George W. Wood, a member of the law firm of Gallenkamp & Wood, was born in Springfield, Ill., December 38, 1840, and is the son of George and Eliza (Wiley) Wood. The father was born in England in 1808, and immigrated to America with his parents when but nine years of age. They located in Boston, Mass., but the father of our subject afterward went to New York City, and from there to Springfield, Ill., in 1832. He is a tailor by trade, and followed that in early life, but later was engaged in the clothing business. He is now a citizen of Decatur, Ill. The mother was born in New York City in 1810, and is still living. George W. was reared and educated in Springfield and Decatur. He enlisted from Decatur in 1861, joining Company I, of the Seventh Regiment of Illinois Cavalry, for a period of three years. He served out his enlistment, re-enlisted, and was finally mustered out at Springfield, Ill., in October, 1865. In December of the same year he removed to Union, Franklin Co., Mo., where he has since resided, and where he has filled various city or municipal official posi­tions. He was married in 1870 to Nellie Evans, of Belleview, N. Y., and to them were born three children. Mrs. Wood died in 1876, and in 1877 Mr. Wood mar­ried Miss Virginia Jeffries, of Franklin County, daughter of Gen. Jeffries. To this union were born three children.
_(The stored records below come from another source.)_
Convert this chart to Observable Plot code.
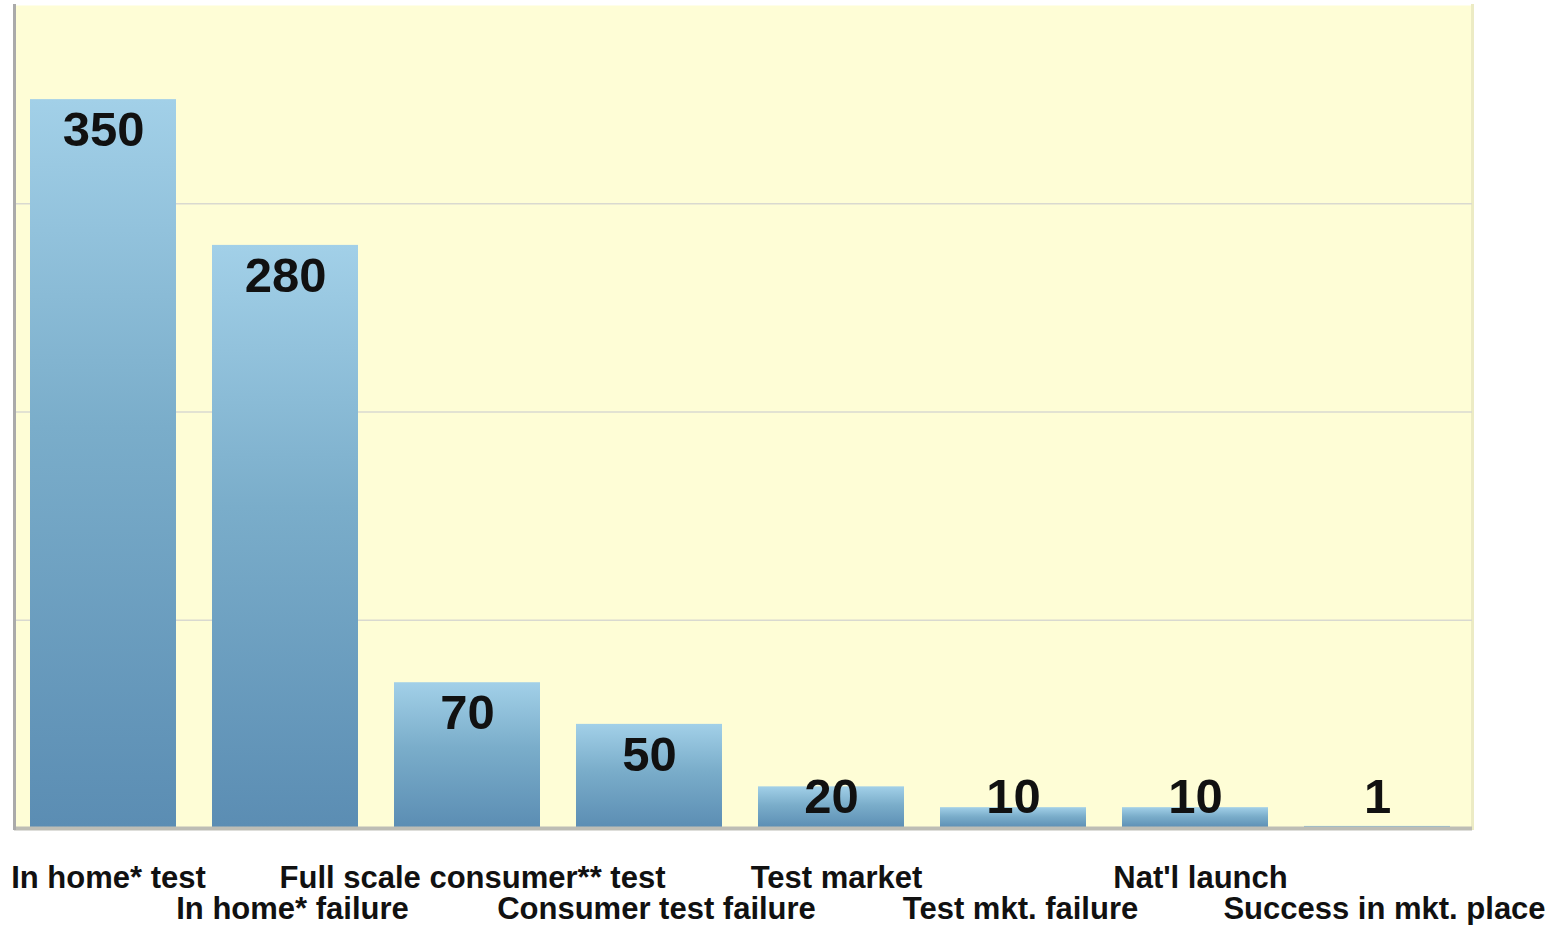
<!DOCTYPE html>
<html>
<head>
<meta charset="utf-8">
<script src="https://cdn.jsdelivr.net/npm/d3@7"></script>
<script src="https://cdn.jsdelivr.net/npm/@observablehq/plot@0.6"></script>
<style>
  html, body { margin: 0; padding: 0; background: #ffffff; }
  #chart svg { display: block; }
</style>
</head>
<body>
<div id="chart"></div>
<script>
const categories = [
  "In home* test",
  "In home* failure",
  "Full scale consumer** test",
  "Consumer test failure",
  "Test market",
  "Test mkt. failure",
  "Nat'l launch",
  "Success in mkt. place"
];
const values = [350, 280, 70, 50, 20, 10, 10, 1];
const gridTicks = [100, 200, 300];

const data = categories.map((c, i) => ({category: c, value: values[i], row: i % 2}));

const font = "'Liberation Sans', Arial, sans-serif";

const chart = Plot.plot({
  width: 1566,
  height: 925,
  marginLeft: 14,
  marginRight: 94,
  marginTop: 5,
  marginBottom: 97,
  style: {background: "#ffffff", fontFamily: font},
  x: {domain: categories, paddingInner: 0.2, paddingOuter: 0.1, range: [12, 1468], axis: null},
  y: {domain: [0, 400], range: [828, -5], axis: null},
  marks: [
    Plot.frame({fill: "#fefdd6", stroke: null}),
    Plot.frame({anchor: "right", stroke: "#ecebc4", strokeWidth: 3}),
    Plot.ruleY(gridTicks, {stroke: "#d9d9d0", strokeWidth: 1.5}),
    Plot.barY(data, {x: "category", y: "value", fill: "url(#barGrad)"}),
    Plot.ruleY([0], {stroke: "#bdbdb5", strokeWidth: 4}),
    Plot.frame({anchor: "left", stroke: "#aaaaaa", strokeWidth: 3}),
    Plot.text(data, {
      x: "category",
      y: d => Math.max(d.value, 30),
      text: d => String(d.value),
      dy: 31,
      lineAnchor: "middle",
      fontSize: 49,
      fontWeight: "bold",
      fill: "#111111"
    }),
    Plot.text(data.filter(d => d.row === 0), {
      x: "category",
      y: 0,
      text: "category",
      dy: 50,
      dx: 5,
      lineAnchor: "middle",
      fontSize: 31,
      fontWeight: "bold",
      fill: "#111111"
    }),
    Plot.text(data.filter(d => d.row === 1), {
      x: "category",
      y: 0,
      text: "category",
      dy: 81,
      dx: 7,
      lineAnchor: "middle",
      fontSize: 31,
      fontWeight: "bold",
      fill: "#111111"
    })
  ]
});

// gradient definition for bars (per-bar, top light to bottom dark)
const ns = "http://www.w3.org/2000/svg";
const defs = document.createElementNS(ns, "defs");
const grad = document.createElementNS(ns, "linearGradient");
grad.setAttribute("id", "barGrad");
grad.setAttribute("x1", "0"); grad.setAttribute("y1", "0");
grad.setAttribute("x2", "0"); grad.setAttribute("y2", "1");
[["0%", "#a2d0e8"], ["45%", "#7aadca"], ["100%", "#5b8db3"]].forEach(([o, c]) => {
  const s = document.createElementNS(ns, "stop");
  s.setAttribute("offset", o);
  s.setAttribute("stop-color", c);
  grad.appendChild(s);
});
defs.appendChild(grad);
chart.insertBefore(defs, chart.firstChild);

document.getElementById("chart").appendChild(chart);
</script>
</body>
</html>
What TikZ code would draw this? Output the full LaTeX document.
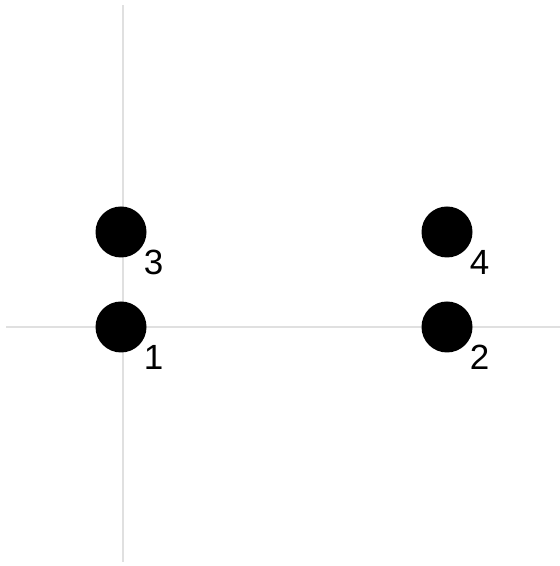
\documentclass[tikz,border=0pt]{standalone}
\usepackage{fontspec}
\setmainfont{Liberation Sans}
\usepackage{tikz}
\tikzstyle{vertex}=[circle, draw=none, fill=black, inner sep=0pt, minimum size=25.5pt]
\tikzstyle{axis}=[line width=1pt, color=black!12]
\tikzstyle{labelsty}=[font=\fontsize{17.5}{20}\selectfont, inner sep=1pt, label distance=0pt]

\begin{document}
\begin{tikzpicture}[x=0.5pt,y=0.5pt]
					\useasboundingbox (0,0) rectangle (560,566);

					\coordinate (ytop) at (122.5,561);
					\coordinate (ybot) at (122.5,4);
					\coordinate (xleft) at (6,238.5);
					\coordinate (xright) at (560,238.5);
					\draw[axis] (ybot) -- (ytop);
					\draw[axis] (xleft) -- (xright);

					\node[vertex,label={[labelsty]-38:1}] (v1) at (121,239) {};
					\node[vertex,label={[labelsty]-38:2}] (v2) at (447,239) {};
					\node[vertex,label={[labelsty]-38:3}] (v3) at (121,334) {};
					\node[vertex,label={[labelsty]-38:4}] (v4) at (447,334) {};

				\end{tikzpicture}
\end{document}
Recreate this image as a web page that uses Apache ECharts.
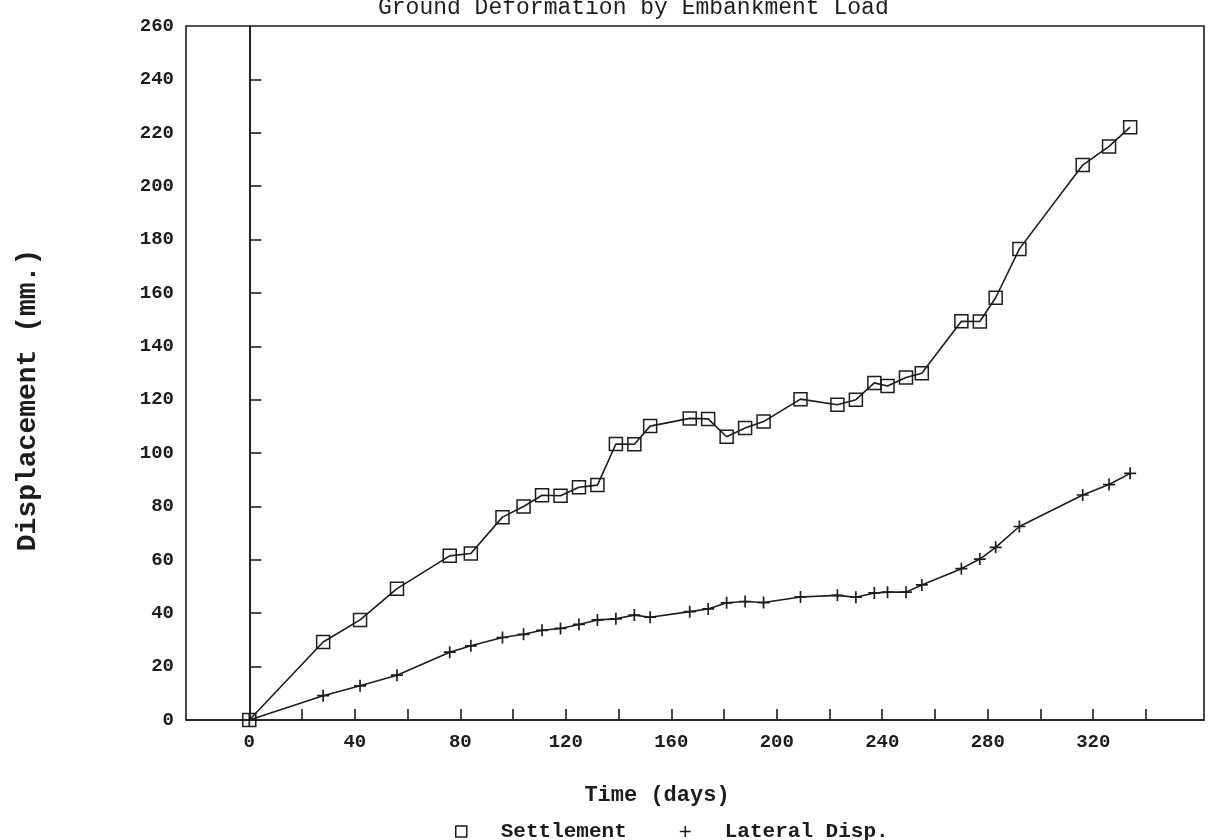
<!DOCTYPE html>
<html>
<head>
<meta charset="utf-8">
<title>Ground Deformation by Embankment Load</title>
<script src="https://cdn.jsdelivr.net/npm/echarts@6/dist/echarts.min.js"></script>
<style>
  html, body { margin: 0; padding: 0; background: #ffffff; }
  #chart { width: 1208px; height: 840px; }
</style>
</head>
<body>
<div id="chart"></div>
<script>
// Measurement days (both instruments read on the same days)
const days = [0, 28, 42, 56, 76, 84, 96, 104, 111, 118, 125, 132, 139, 146, 152,
  167, 174, 181, 188, 195, 209, 223, 230, 237, 242, 249, 255, 270, 277, 283,
  292, 316, 326, 334];

// Settlement (mm.)
const settlement = [0, 29.2, 37.5, 49.2, 61.5, 62.4, 76.0, 80.0, 84.2, 84.0, 87.2,
  88.0, 103.4, 103.3, 110.1, 113.0, 112.8, 106.1, 109.4, 111.8, 120.2, 118.1,
  120.0, 126.3, 125.1, 128.3, 129.9, 149.4, 149.3, 158.2, 176.5, 207.9, 214.9, 222.1];

// Lateral displacement (mm.)
const lateral = [0, 9.1, 12.8, 16.8, 25.4, 27.8, 30.9, 32.1, 33.6, 34.3, 35.8,
  37.5, 37.9, 39.3, 38.5, 40.6, 41.6, 43.9, 44.4, 44.0, 46.1, 46.7, 46.0, 47.6,
  47.9, 47.9, 50.6, 56.7, 60.3, 64.7, 72.5, 84.3, 88.2, 92.4];

// Axis ticks and labels
const xTicks = [20, 40, 60, 80, 100, 120, 140, 160, 180, 200, 220, 240, 260, 280, 300, 320, 340];
const xLabels = [0, 40, 80, 120, 160, 200, 240, 280, 320];
const yTicks = [20, 40, 60, 80, 100, 120, 140, 160, 180, 200, 220, 240];
const yLabels = [0, 20, 40, 60, 80, 100, 120, 140, 160, 180, 200, 220, 240, 260];

const INK = '#1c1c1c';
const MONO = '"Liberation Mono", "DejaVu Sans Mono", monospace';
const PLUS = 'path://M4.3,0H5.7V4.3H10V5.7H5.7V10H4.3V5.7H0V4.3H4.3Z';
const HOLLOW = { color: 'rgba(255,255,255,0)', borderColor: INK, borderWidth: 1.5 };

const pairs = (ys) => days.map((d, i) => [d, ys[i]]);

const chart = echarts.init(document.getElementById('chart'), null, { renderer: 'canvas' });

chart.setOption({
  animation: false,
  backgroundColor: '#ffffff',
  title: {
    text: 'Ground Deformation by Embankment Load',
    left: 373,
    top: -9,
    textStyle: { fontFamily: MONO, fontSize: 23, fontWeight: 'normal', color: INK }
  },
  grid: {
    left: 186, top: 26, width: 1018, height: 694,
    show: true, borderColor: INK, borderWidth: 1.6, backgroundColor: 'transparent'
  },
  legend: {
    left: 450,
    top: 816,
    itemWidth: 11,
    itemHeight: 11,
    itemGap: 53,
    selectedMode: false,
    textStyle: { fontFamily: MONO, fontSize: 21, fontWeight: 'bold', color: INK, padding: [0, 0, 0, 29] },
    data: [
      { name: 'Settlement', icon: 'rect', itemStyle: HOLLOW },
      { name: 'Lateral Disp.', icon: PLUS, itemStyle: { color: INK, borderWidth: 0 } }
    ]
  },
  xAxis: {
    type: 'value',
    min: -24,
    max: 362,
    name: 'Time (days)',
    nameLocation: 'middle',
    nameGap: 64,
    nameTextStyle: { fontFamily: MONO, fontSize: 22, fontWeight: 'bold', color: INK, padding: [0, 76, 0, 0] },
    axisLine: { show: true, onZero: false, lineStyle: { color: INK, width: 1.6 } },
    axisTick: { show: true, inside: true, length: 11, customValues: xTicks, lineStyle: { color: INK, width: 1.6 } },
    axisLabel: { customValues: xLabels, margin: 13, fontFamily: MONO, fontSize: 19, fontWeight: 'bold', color: INK },
    splitLine: { show: false }
  },
  yAxis: {
    type: 'value',
    min: 0,
    max: 260,
    interval: 20,
    name: 'Displacement (mm.)',
    nameLocation: 'middle',
    nameRotate: 90,
    nameGap: 144,
    nameTextStyle: { fontFamily: MONO, fontSize: 28, fontWeight: 'bold', color: INK, padding: [0, 54, 0, 0] },
    axisLine: { show: true, lineStyle: { color: INK, width: 1.6 } },
    axisTick: { show: true, inside: true, length: 12, customValues: yTicks, lineStyle: { color: INK, width: 1.6 } },
    axisLabel: { customValues: yLabels, margin: 12, fontFamily: MONO, fontSize: 19, fontWeight: 'bold', color: INK },
    splitLine: { show: false }
  },
  series: [
    {
      name: 'Settlement',
      type: 'line',
      data: pairs(settlement),
      symbol: 'rect',
      symbolSize: 13,
      showAllSymbol: true,
      lineStyle: { color: INK, width: 1.6 },
      itemStyle: HOLLOW,
      emphasis: { disabled: true },
      markLine: {
        silent: true,
        symbol: ['none', 'none'],
        label: { show: false },
        lineStyle: { color: INK, width: 1.6, type: 'solid' },
        data: [{ xAxis: 0 }]
      }
    },
    {
      name: 'Lateral Disp.',
      type: 'line',
      data: pairs(lateral),
      symbol: PLUS,
      symbolSize: 12,
      showAllSymbol: true,
      lineStyle: { color: INK, width: 1.6 },
      itemStyle: { color: INK },
      emphasis: { disabled: true }
    }
  ]
});
</script>
</body>
</html>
Source: Goodspeed's Franklin County History, 1888, Goodspeed Publishing Co
Transcribed by Barb Z. -2009

Frederick Wortmann, merchant, of Beemont, is the son of Herman and Mary (Weaver) Wortmann, both natives of Westphalia, where they grew up, married and reared a family of six children, three sons and three daughters. The father was a farmer by occupation, and died in the old country at the age of fifty-five. The mother afterward married Peter Quest, who also died in Germany. In 1858 the mother came to America, and died in St. Louis at the age of sixty-six. Our subject was born in the year 1862, and received his education in Germany. In 1853 he sailed for America, landing at New Orleans at the end of seventeen weeks. At the end of a month he reached St. Louis, and, after working at the cooper's trade for about two years spent the next three years on a farm in St. Charles County. In 1859 he came to Franklin County, locating on his farm, and eight years later built a good storehouse at Beemont, »nd engaged in mer­chandising. In 1883 he sold the stock and rented the house, but in 1886 again returned to merchandising. In connection with this he also owns 200 acres of good land. In 1856 he married Miss Catherine Grose, who bore him six children: Caroline, Sophia, Anna, Henry, William and Frederick. In 1869 his wife died, and he afterward married Mrs. Hearietta Flottmann. He is now living with his third wife, Christina Gaupp, who bore him one child, a daughter, named Lizzie. During the war Mr. Wortmann served in Company I, of enrolled mili­tia, for some time, and later in Capt. Cleves' company of cavalry.    He is a Republican in his political views, and a member of the Evangelical Church, of which his wives were also members.